In it, Buchwach said Pyle, all of 110 pounds at one point, was “the GI’s reporter” and a “little guy who loved the little guy.” More than 2,000 people attended the service.
The Indiana native was a roving reporter for Scripps-Howard in the latter half of the 1930s, traveling with his wife to many locations to write about life, including Hawaii.
In late 1940, he traveled to London to report on Germany’s Blitz bombing campaign and subsequently covered American operations in North Africa, Sicily and France before heading to the Pacific.
In 1943 in northern Tunisia, Pyle famously wrote about “the God-damned infantry, as they like to call themselves.”
“I love the infantry because they are the underdogs. They are the mud-rain-frost-and-wind boys. They have no comforts, and they even learn to live without the necessities. And in the end they are the guys that wars can’t be won without.”

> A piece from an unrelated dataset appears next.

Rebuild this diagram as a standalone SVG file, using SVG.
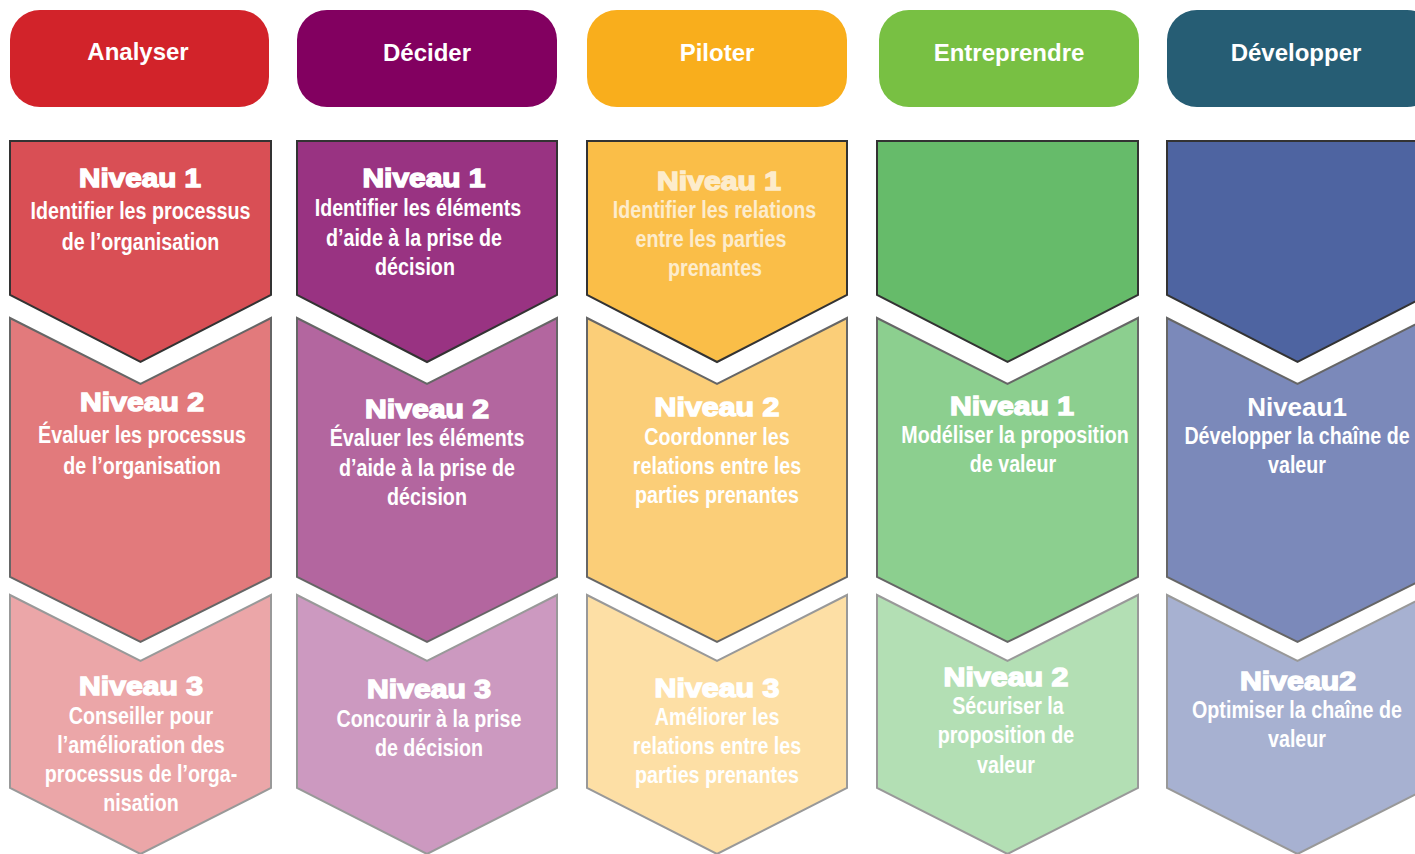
<svg xmlns="http://www.w3.org/2000/svg" width="1415" height="854" viewBox="0 0 1415 854">
<style>
.hd{font-family:"Liberation Sans",Arial,sans-serif;font-weight:bold;font-size:24px;fill:#fff;text-anchor:middle}
.nv{font-family:"Liberation Sans",Arial,sans-serif;font-weight:bold;font-size:26px;fill:#fff;stroke:#fff;stroke-width:1.4;text-anchor:middle}
.nv1{font-family:"Liberation Sans",Arial,sans-serif;font-weight:bold;font-size:26px;fill:#fff;text-anchor:middle}
.bd{font-family:"Liberation Sans",Arial,sans-serif;font-weight:bold;font-size:24px;fill:#fff;text-anchor:middle}
.s1{stroke:#333;stroke-width:2;stroke-linejoin:miter}
.s2{stroke:#666;stroke-width:2}
.s3{stroke:#999;stroke-width:2}
.fade{opacity:0.72}
</style>
<rect width="1415" height="854" fill="#fff"/>
<g id="headers">
<g id="h-analyser"><rect x="10" y="10" width="259" height="97" rx="30" fill="#D2232A"/><text class="hd" x="138" y="60">Analyser</text></g>
<g id="h-decider"><rect x="297" y="10" width="260" height="97" rx="30" fill="#820060"/><text class="hd" x="427" y="61">Décider</text></g>
<g id="h-piloter"><rect x="587" y="10" width="260" height="97" rx="30" fill="#F9AE1C"/><text class="hd" x="717" y="61">Piloter</text></g>
<g id="h-entreprendre"><rect x="879" y="10" width="260" height="97" rx="30" fill="#78C043"/><text class="hd" x="1009" y="61">Entreprendre</text></g>
<g id="h-developper"><rect x="1167" y="10" width="270" height="97" rx="30" fill="#265D74"/><text class="hd" x="1296" y="61">Développer</text></g>
</g>

<!-- Column 1 -->
<g id="c1-l1">
<polygon class="s1" fill="#D94F55" points="10,141 271,141 271,295 140.5,362 10,295"/>
<text class="nv" x="140" y="187" textLength="122" lengthAdjust="spacingAndGlyphs">Niveau 1</text>
<g transform="translate(140.5 0) scale(0.82 1)"><text class="bd" x="0" y="219">Identifier les processus</text><text class="bd" x="0" y="250">de l’organisation</text></g>
</g>
<g id="c1-l2">
<polygon class="s2" fill="#E27A7C" points="10,318 140.5,384 271,318 271,577 140.5,642 10,577"/>
<text class="nv" x="142" y="411" textLength="124" lengthAdjust="spacingAndGlyphs">Niveau 2</text>
<g transform="translate(142 0) scale(0.82 1)"><text class="bd" x="0" y="443">Évaluer les processus</text><text class="bd" x="0" y="474">de l’organisation</text></g>
</g>
<g id="c1-l3">
<polygon class="s3" fill="#EBA6A8" points="10,595 140.5,661 271,595 271,788 140.5,854 10,788"/>
<text class="nv" x="141" y="695" textLength="124" lengthAdjust="spacingAndGlyphs">Niveau 3</text>
<g transform="translate(141 0) scale(0.82 1)"><text class="bd" x="0" y="724">Conseiller pour</text><text class="bd" x="0" y="753">l’amélioration des</text><text class="bd" x="0" y="782">processus de l’orga-</text><text class="bd" x="0" y="811">nisation</text></g>
</g>

<!-- Column 2 -->
<g id="c2-l1">
<polygon class="s1" fill="#993382" points="297,141 557,141 557,295 427,362 297,295"/>
<text class="nv" x="424" y="187" textLength="123" lengthAdjust="spacingAndGlyphs">Niveau 1</text>
<g transform="translate(418 0) scale(0.82 1)"><text class="bd" x="0" y="216">Identifier les éléments</text></g>
<g transform="translate(414 0) scale(0.82 1)"><text class="bd" x="0" y="246">d’aide à la prise de</text></g>
<g transform="translate(415 0) scale(0.82 1)"><text class="bd" x="0" y="275">décision</text></g>
</g>
<g id="c2-l2">
<polygon class="s2" fill="#B3669F" points="297,318 427,384 557,318 557,577 427,642 297,577"/>
<text class="nv" x="427" y="418" textLength="124" lengthAdjust="spacingAndGlyphs">Niveau 2</text>
<g transform="translate(427 0) scale(0.82 1)"><text class="bd" x="0" y="446">Évaluer les éléments</text><text class="bd" x="0" y="476">d’aide à la prise de</text><text class="bd" x="0" y="505">décision</text></g>
</g>
<g id="c2-l3">
<polygon class="s3" fill="#CC99C0" points="297,595 427,661 557,595 557,788 427,854 297,788"/>
<text class="nv" x="429" y="698" textLength="124" lengthAdjust="spacingAndGlyphs">Niveau 3</text>
<g transform="translate(429 0) scale(0.82 1)"><text class="bd" x="0" y="727">Concourir à la prise</text><text class="bd" x="0" y="756">de décision</text></g>
</g>

<!-- Column 3 -->
<g id="c3-l1">
<polygon class="s1" fill="#FABE48" points="587,141 847,141 847,295 717,362 587,295"/>
<g class="fade">
<text class="nv" x="719" y="190" textLength="124" lengthAdjust="spacingAndGlyphs">Niveau 1</text>
<g transform="translate(714.5 0) scale(0.82 1)"><text class="bd" x="0" y="218">Identifier les relations</text></g>
<g transform="translate(711 0) scale(0.82 1)"><text class="bd" x="0" y="247">entre les parties</text></g>
<g transform="translate(715 0) scale(0.82 1)"><text class="bd" x="0" y="276">prenantes</text></g>
</g>
</g>
<g id="c3-l2">
<polygon class="s2" fill="#FBCE78" points="587,318 717,384 847,318 847,577 717,642 587,577"/>
<text class="nv" x="717" y="416" textLength="125" lengthAdjust="spacingAndGlyphs">Niveau 2</text>
<g transform="translate(717 0) scale(0.82 1)"><text class="bd" x="0" y="445">Coordonner les</text><text class="bd" x="0" y="474">relations entre les</text><text class="bd" x="0" y="503">parties prenantes</text></g>
</g>
<g id="c3-l3">
<polygon class="s3" fill="#FDDFA5" points="587,595 717,661 847,595 847,788 717,854 587,788"/>
<text class="nv" x="717" y="697" textLength="125" lengthAdjust="spacingAndGlyphs">Niveau 3</text>
<g transform="translate(717 0) scale(0.82 1)"><text class="bd" x="0" y="725">Améliorer les</text><text class="bd" x="0" y="754">relations entre les</text><text class="bd" x="0" y="783">parties prenantes</text></g>
</g>

<!-- Column 4 -->
<g id="c4-l1">
<polygon class="s1" fill="#66BB6A" points="877,141 1138,141 1138,295 1007.5,362 877,295"/>
</g>
<g id="c4-l2">
<polygon class="s2" fill="#8CCF8F" points="877,318 1007.5,384 1138,318 1138,577 1007.5,642 877,577"/>
<text class="nv" x="1012" y="415" textLength="124" lengthAdjust="spacingAndGlyphs">Niveau 1</text>
<g transform="translate(1015 0) scale(0.82 1)"><text class="bd" x="0" y="443">Modéliser la proposition</text></g>
<g transform="translate(1013 0) scale(0.82 1)"><text class="bd" x="0" y="472">de valeur</text></g>
</g>
<g id="c4-l3">
<polygon class="s3" fill="#B3DFB4" points="877,595 1007.5,661 1138,595 1138,788 1007.5,854 877,788"/>
<text class="nv" x="1006" y="686" textLength="125" lengthAdjust="spacingAndGlyphs">Niveau 2</text>
<g transform="translate(1008 0) scale(0.82 1)"><text class="bd" x="0" y="714">Sécuriser la</text></g>
<g transform="translate(1006 0) scale(0.82 1)"><text class="bd" x="0" y="743">proposition de</text><text class="bd" x="0" y="773">valeur</text></g>
</g>

<!-- Column 5 -->
<g id="c5-l1">
<polygon class="s1" fill="#4E64A1" points="1167,141 1428,141 1428,295 1297.5,362 1167,295"/>
</g>
<g id="c5-l2">
<polygon class="s2" fill="#7B89BA" points="1167,318 1297.5,384 1428,318 1428,577 1297.5,642 1167,577"/>
<text class="nv1" x="1297" y="416">Niveau1</text>
<g transform="translate(1297 0) scale(0.82 1)"><text class="bd" x="0" y="444">Développer la chaîne de</text><text class="bd" x="0" y="473">valeur</text></g>
</g>
<g id="c5-l3">
<polygon class="s3" fill="#A7B1D1" points="1167,595 1297.5,661 1428,595 1428,788 1297.5,854 1167,788"/>
<text class="nv" x="1298" y="690" textLength="116" lengthAdjust="spacingAndGlyphs">Niveau2</text>
<g transform="translate(1297 0) scale(0.82 1)"><text class="bd" x="0" y="718">Optimiser la chaîne de</text><text class="bd" x="0" y="747">valeur</text></g>
</g>

<g id="connectors"></g>
</svg>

Tobin said Pyle reveled in the “magnificent simplicity” of the front, “where normal life’s rules evaporated.”
“Though comfortable with the brass, he spent most of his time with enlisted men and junior officers. He dug slit trenches with them, ate meals with them, kibitzed with them, dove for cover with them when German planes appeared overhead,” Tobin wrote.
Pyle related much truth from the battlefield, but not the full extent of the carnage. He wrote about the “horrible waste of war” from the Normandy beachhead following the D-Day invasion in 1944.
“It was a lovely day for strolling along the seashore. Men were sleeping on the sand, some of them sleeping forever. Men were floating in the water, but they didn’t know they were in the water, for they were dead. The water was full of squishy little jellyfish about the size of your hand. Millions of them. In the center each of them had a green design exactly like a four-leaf clover. The good-luck emblem. Sure. Hell yes.”
That same year, Pyle won a Pulitzer Prize for his reporting and was on the cover of Time magazine. But amid the accolades, Pyle struggled with alcoholism, depression, self-doubt and deadline pressure and a troubled marriage.
“Ernie and his GIs had made America look good,” Tobin said. “The Common Man triumphant, the warrior with a heart of gold.”
Combat was never as straightforward as that, and Pyle’s depiction was “a way of bending reality into a sensible and bearable shape” to help Americans “through history’s most grotesque and deadly ordeal,” Tobin wrote.